И Ульяна оказалась у другого плеча…
– С какого боку шашка, – пояснил он мне, – с того и женка.
Отправляйся дальше
От мово жилища.
Здесь ты не найдешь
То, к чему стремишься.
Знакомое лицо у деда, думал я, возвращаясь в Вёшенскую. На мосту вспомнил: да они похожи – дед, тракторист Саша и охотник, и девчонка из песни похожа и на Лизу, и на Дуню – живые они… И уже приближаясь к дому Кривоносовых, где ждали меня вешенские певцы, и услышав сложенные в хор голоса, стал думать, как бы я поступил на месте охотника. Вероятно, упрашивал бы не прогонять, объяснял.
«Ой, бог с тобою!» —
Ей младец сказал-сказал…
Пожал праву ручку
И прочь ускакал…
Вот мы и сыграли с тобой, читатель, казачью песню, без повторов, правда, и без нот. Тут уж ничего не сделаешь.
– Наши песни на ноты не идут, – заметит Дуня.
– Правда, – подтвердит Лиза. – По нотам – что черт по болотам.
Расходились мы поздно, но в некоторых домах еще пели.
«Сообщаются люди?» – сказал бы казак Топилин.
Он знает.
Ковалев. Человек имеет право
Показываю ему старую фотографию.
– Сейчас я тебе скажу, кто на этом снимке, – Сергей Адамович Ковалев пригладил ежик, заметив мой фотоаппарат, одернул мягкую фланелевую ковбойку и продолжил: – И скажу, когда он был сделан. Ты-то не помнишь.
Я-то не помню.
К тому времени мы были давно знакомы. Операцию на глазу мне делала великий офтальмолог Елена Олимпиевна Саксонова – однокашница Ковалева по третьему меду, из которого он ушел на биофак, увлекшись биологией.
– Я тебе не рассказывала это? – говорила она. – Представляешь, Сережка со своей близорукостью увлекся боксом, хотя был не такой уж крепкий. Он всегда боец. Честный боец.
Тогда я его не знал.
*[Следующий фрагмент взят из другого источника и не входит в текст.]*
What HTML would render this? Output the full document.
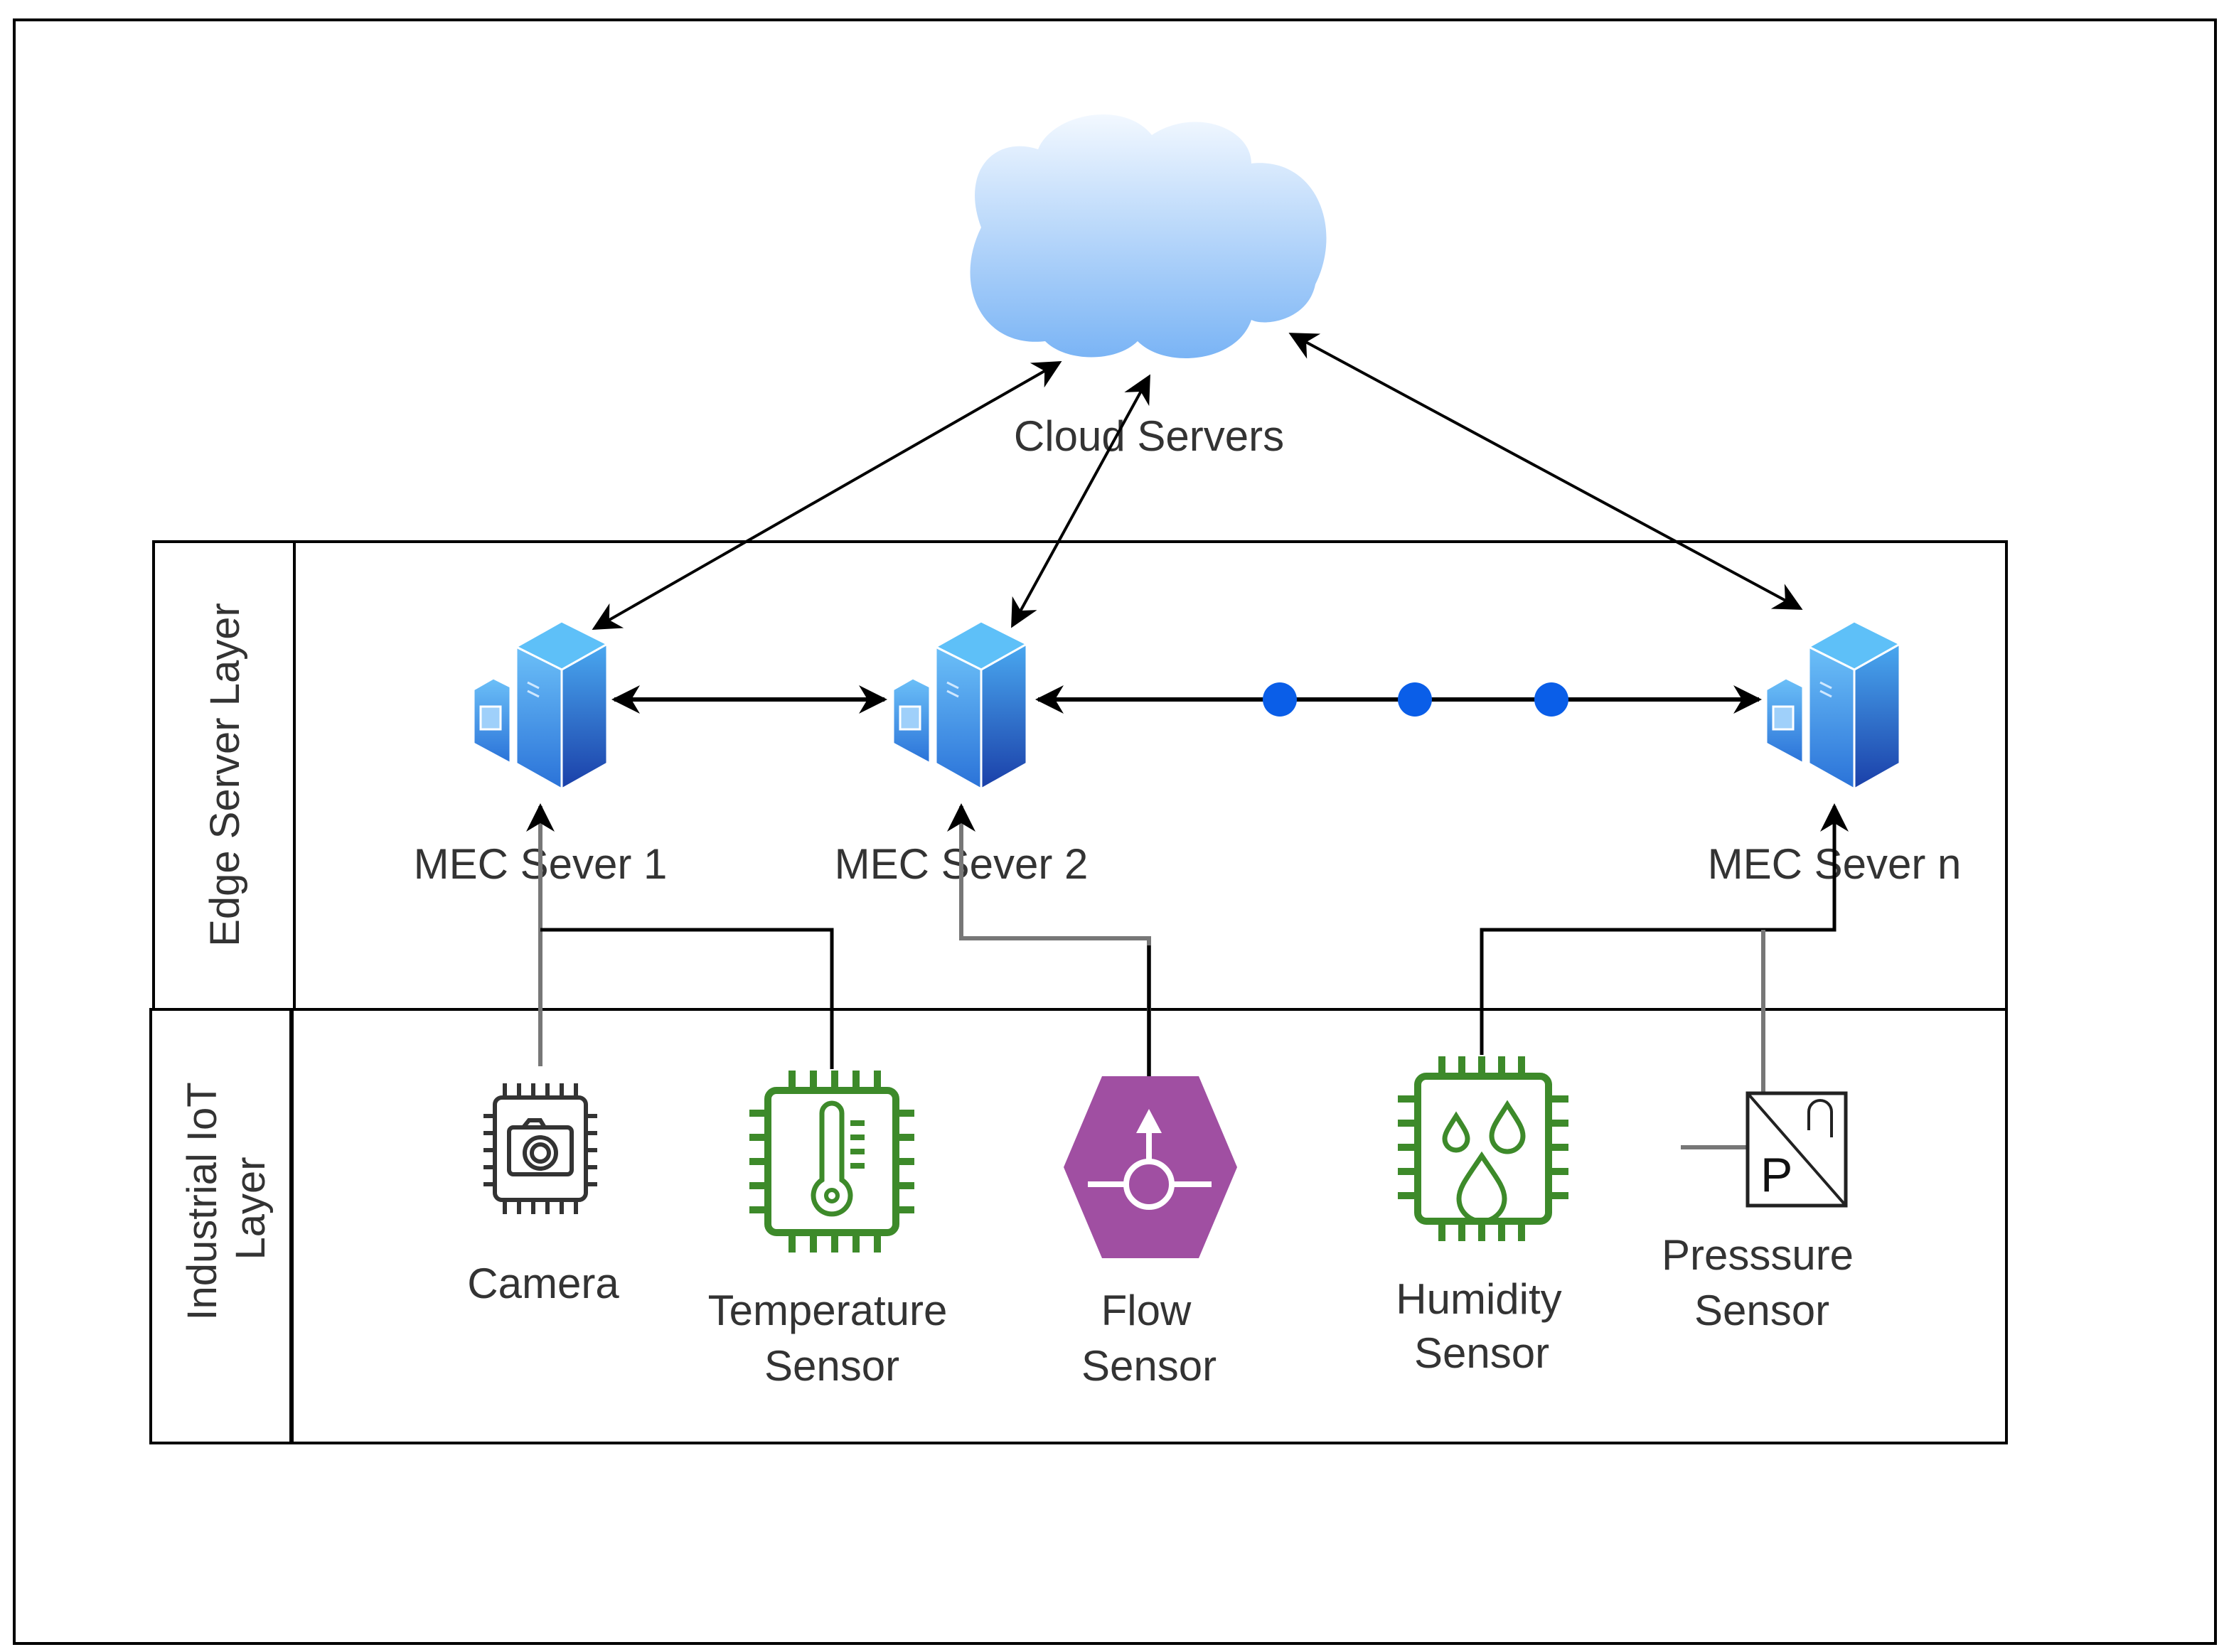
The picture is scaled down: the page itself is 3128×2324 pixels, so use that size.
<!DOCTYPE html>
<html><head><meta charset="utf-8"><style>
html,body{margin:0;padding:0;background:#fff;}
svg{display:block}
text{font-family:"Liberation Sans Narrow","Liberation Sans",sans-serif;fill:#333;}
</style></head><body>
<svg width="3128" height="2324" viewBox="0 0 1564 1162" xmlns="http://www.w3.org/2000/svg">
<defs>
<marker id="ah" viewBox="0 0 10 10" refX="9" refY="5" markerWidth="7" markerHeight="7" markerUnits="userSpaceOnUse" orient="auto-start-reverse">
<path d="M0,0 L10,5 L0,10 L3,5 z" fill="#000"/></marker>
<marker id="ah2" viewBox="0 0 10 10" refX="9" refY="5" markerWidth="20" markerHeight="20" markerUnits="userSpaceOnUse" orient="auto-start-reverse">
<path d="M0,0 L10,5 L0,10 L3,5 z" fill="#000"/></marker>
<linearGradient id="cg" x1="0" y1="0" x2="0" y2="1"><stop offset="0" stop-color="#f2f8ff"/><stop offset="1" stop-color="#7ab4f5"/></linearGradient>
<linearGradient id="sg" x1="0" y1="0" x2="0" y2="1"><stop offset="0" stop-color="#4aa8f0"/><stop offset="1" stop-color="#1a3fa8"/></linearGradient>
<linearGradient id="sg2" x1="0" y1="0" x2="0" y2="1"><stop offset="0" stop-color="#6cc0f8"/><stop offset="1" stop-color="#2a72d8"/></linearGradient>
<g id="srv">
<path d="M0,60 L14,52 L26,58 L26,112 L0,98 z" fill="url(#sg2)" stroke="#fff" stroke-width="1.5"/>
<rect x="5" y="72" width="14" height="16" fill="#9fd0fa" stroke="#fff" stroke-width="1.5"/>
<path d="M30,30 L62,12 L94,28 L94,112 L62,130 L30,112 z" fill="url(#sg2)"/>
<path d="M62,46 L94,28 L94,112 L62,130 z" fill="url(#sg)" stroke="#fff" stroke-width="1.5"/>
<path d="M30,30 L62,12 L94,28 L62,46 z" fill="#5ec0f8" stroke="#fff" stroke-width="1.5"/>
<path d="M30,30 L62,46 L62,130 L30,112 z" fill="url(#sg2)" stroke="#fff" stroke-width="1.5"/>
<line x1="38" y1="55" x2="46" y2="59" stroke="#cfe8ff" stroke-width="1.5"/>
<line x1="38" y1="61" x2="46" y2="65" stroke="#cfe8ff" stroke-width="1.5"/>
</g>
</defs>
<rect x="10" y="14" width="1548" height="1142" fill="none" stroke="#000" stroke-width="2"/>
<!-- layers -->
<rect x="108" y="381" width="1303" height="329" fill="none" stroke="#000" stroke-width="2"/>
<line x1="207" y1="381" x2="207" y2="710" stroke="#000" stroke-width="2"/>
<rect x="106" y="710" width="1305" height="305" fill="none" stroke="#000" stroke-width="2"/>
<line x1="205" y1="710" x2="205" y2="1015" stroke="#000" stroke-width="3"/>
<text transform="translate(168,545) rotate(-90)" text-anchor="middle" font-size="29">Edge Server Layer</text>
<text transform="translate(152,845) rotate(-90)" text-anchor="middle" font-size="29">Industrial IoT</text>
<text transform="translate(186,850) rotate(-90)" text-anchor="middle" font-size="29">Layer</text>
<!-- cloud -->
<path d="M735,240 C690,245 670,200 690,160 C675,120 700,95 730,105 C740,80 790,70 810,95 C840,75 880,90 880,115 C925,110 945,160 925,200 C920,225 890,230 880,225 C870,255 820,260 800,240 C785,255 750,255 735,240 z" fill="url(#cg)"/>
<text x="808" y="317" text-anchor="middle" font-size="30">Cloud Servers</text>
<!-- cloud arrows -->
<line x1="745" y1="255" x2="418" y2="442" stroke="#000" stroke-width="2" marker-start="url(#ah2)" marker-end="url(#ah2)"/>
<line x1="808" y1="265" x2="712" y2="440" stroke="#000" stroke-width="2" marker-start="url(#ah2)" marker-end="url(#ah2)"/>
<line x1="908" y1="235" x2="1266" y2="428" stroke="#000" stroke-width="2" marker-start="url(#ah2)" marker-end="url(#ah2)"/>
<!-- servers -->
<use href="#srv" x="333" y="425"/>
<use href="#srv" x="628" y="425"/>
<use href="#srv" x="1242" y="425"/>
<text x="380" y="618" text-anchor="middle" font-size="30">MEC Sever 1</text>
<text x="676" y="618" text-anchor="middle" font-size="30">MEC Sever 2</text>
<text x="1290" y="618" text-anchor="middle" font-size="30">MEC Sever n</text>
<line x1="432" y1="492" x2="622" y2="492" stroke="#000" stroke-width="3" marker-start="url(#ah2)" marker-end="url(#ah2)"/>
<line x1="730" y1="492" x2="1237" y2="492" stroke="#000" stroke-width="3" marker-start="url(#ah2)" marker-end="url(#ah2)"/>
<circle cx="900" cy="492" r="12" fill="#0a5ee8"/>
<circle cx="995" cy="492" r="12" fill="#0a5ee8"/>
<circle cx="1091" cy="492" r="12" fill="#0a5ee8"/>
<!-- connectors -->
<line x1="380" y1="750" x2="380" y2="567" stroke="#777" stroke-width="3" marker-end="url(#ah2)"/>
<polyline points="585,752 585,654 380,654" fill="none" stroke="#000" stroke-width="2.5"/>
<polyline points="808,757 808,660 676,660 676,567" fill="none" stroke="#777" stroke-width="3" marker-end="url(#ah2)"/>
<line x1="808" y1="665" x2="808" y2="757" stroke="#000" stroke-width="2.5"/>
<polyline points="1042,742 1042,654 1290,654 1290,567" fill="none" stroke="#000" stroke-width="2.5" marker-end="url(#ah2)"/>
<line x1="1240" y1="654" x2="1240" y2="768" stroke="#777" stroke-width="3"/>
<!-- camera chip -->
<g stroke="#333" stroke-width="3" fill="none">
<rect x="348" y="772" width="64" height="72" rx="5" fill="#fff"/>
<path d="M355,772v-10M365,772v-10M375,772v-10M385,772v-10M395,772v-10M405,772v-10M355,844v10M365,844v10M375,844v10M385,844v10M395,844v10M405,844v10M348,785h-8M348,797h-8M348,809h-8M348,821h-8M348,833h-8M412,785h8M412,797h8M412,809h8M412,821h8M412,833h8"/>
<rect x="358" y="793" width="44" height="33" rx="3"/>
<circle cx="380" cy="811" r="11"/><circle cx="380" cy="811" r="6"/>
<path d="M368,793 l4,-5 h8 l3,5"/>
</g>
<text x="382" y="913" text-anchor="middle" font-size="30">Camera</text>
<!-- temperature chip -->
<g stroke="#3d8a2a" stroke-width="5" fill="none">
<rect x="540" y="767" width="90" height="100" rx="6" fill="#fff"/>
<path d="M557,767v-14M572,767v-14M587,767v-14M602,767v-14M617,767v-14M557,867v14M572,867v14M587,867v14M602,867v14M617,867v14M540,783h-13M540,800h-13M540,817h-13M540,834h-13M540,851h-13M630,783h13M630,800h13M630,817h13M630,834h13M630,851h13"/>
<path d="M578,830 V783 a7,7 0 0 1 14,0 V830 a13,13 0 1 1 -14,0 z" stroke-width="3.5"/>
<circle cx="585" cy="841" r="4" stroke-width="3"/>
<path d="M598,790h10M598,800h10M598,810h10M598,820h10" stroke-width="4"/>
</g>
<text x="582" y="932" text-anchor="middle" font-size="30">Temperature</text>
<text x="585" y="971" text-anchor="middle" font-size="30">Sensor</text>
<!-- flow hexagon -->
<polygon points="775,757 843,757 870,821 843,885 775,885 748,821" fill="#a04fa2"/>
<g stroke="#fff" stroke-width="4" fill="none">
<line x1="765" y1="833" x2="852" y2="833"/>
<circle cx="808" cy="833" r="16" fill="#a04fa2"/>
<line x1="808" y1="817" x2="808" y2="795"/>
</g>
<polygon points="808,780 799,797 817,797" fill="#fff"/>
<text x="806" y="932" text-anchor="middle" font-size="30">Flow</text>
<text x="808" y="971" text-anchor="middle" font-size="30">Sensor</text>
<!-- humidity chip -->
<g stroke="#3d8a2a" stroke-width="5" fill="none">
<rect x="997" y="757" width="92" height="102" rx="6" fill="#fff"/>
<path d="M1014,757v-14M1028,757v-14M1042,757v-14M1056,757v-14M1070,757v-14M1014,859v14M1028,859v14M1042,859v14M1056,859v14M1070,859v14M997,773h-14M997,790h-14M997,807h-14M997,824h-14M997,841h-14M1089,773h14M1089,790h14M1089,807h14M1089,824h14M1089,841h14"/>
<path d="M1042,813 c-10,15 -16,22 -16,30 a16,16 0 0 0 32,0 c0,-8 -6,-15 -16,-30z" stroke-width="3.5"/>
<path d="M1024,785 c-5,8 -8,12 -8,16 a8,8 0 0 0 16,0 c0,-4 -3,-8 -8,-16z" stroke-width="3.5"/>
<path d="M1060,777 c-7,11 -11,16 -11,22 a11,11 0 0 0 22,0 c0,-6 -4,-11 -11,-22z" stroke-width="3.5"/>
</g>
<text x="1040" y="924" text-anchor="middle" font-size="30">Humidity</text>
<text x="1042" y="962" text-anchor="middle" font-size="30">Sensor</text>
<!-- pressure -->
<line x1="1182" y1="807" x2="1228" y2="807" stroke="#777" stroke-width="3"/>
<rect x="1229" y="769" width="69" height="79" fill="#fff" stroke="#222" stroke-width="2.5"/>
<line x1="1229" y1="769" x2="1298" y2="848" stroke="#222" stroke-width="2"/>
<path d="M1272,795 V782 a8,8 0 0 1 16,0 V800" fill="none" stroke="#222" stroke-width="2"/>
<text x="1238" y="838" font-size="34" style="fill:#111;font-family:'Liberation Sans',sans-serif">P</text>
<text x="1236" y="893" text-anchor="middle" font-size="30">Presssure</text>
<text x="1239" y="932" text-anchor="middle" font-size="30">Sensor</text>
</svg>
</body></html>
Не мог знать и когда, работая в институте биофизики, он написал письмо в защиту Синявского и Даниэля, и когда после оккупации советскими войсками Чехословакии он примкнул к правозащитному движению, и когда вместе с Т.Великановой и Т.Ходорович, входившими в инициативную группу, выпускал и распространял самиздатовскую «Хронику текущих событий». Не был я и на пресс-конференции в квартире Андрея Дмитриевича Сахарова в 74-м, когда по инициативе «Хроники» 30 октября было объявлено Днем политзаключенного.
Не могу вспомнить, где я был в декабре 74-го. А Ковалев помнит. Его арестовал КГБ за «антисоветскую деятельность» и распространение «Архипелага ГУЛАГ». Семь лет Чистопольских лагерей строгого режима и три года ссылки на Колыму.
Я никогда не был поражен в правах, но не пользовался ими и, следовательно, не боролся за них. А он – боксер, боец, со своей близорукостью бился за меня, даже после отсидки, работая сторожем в Калинине.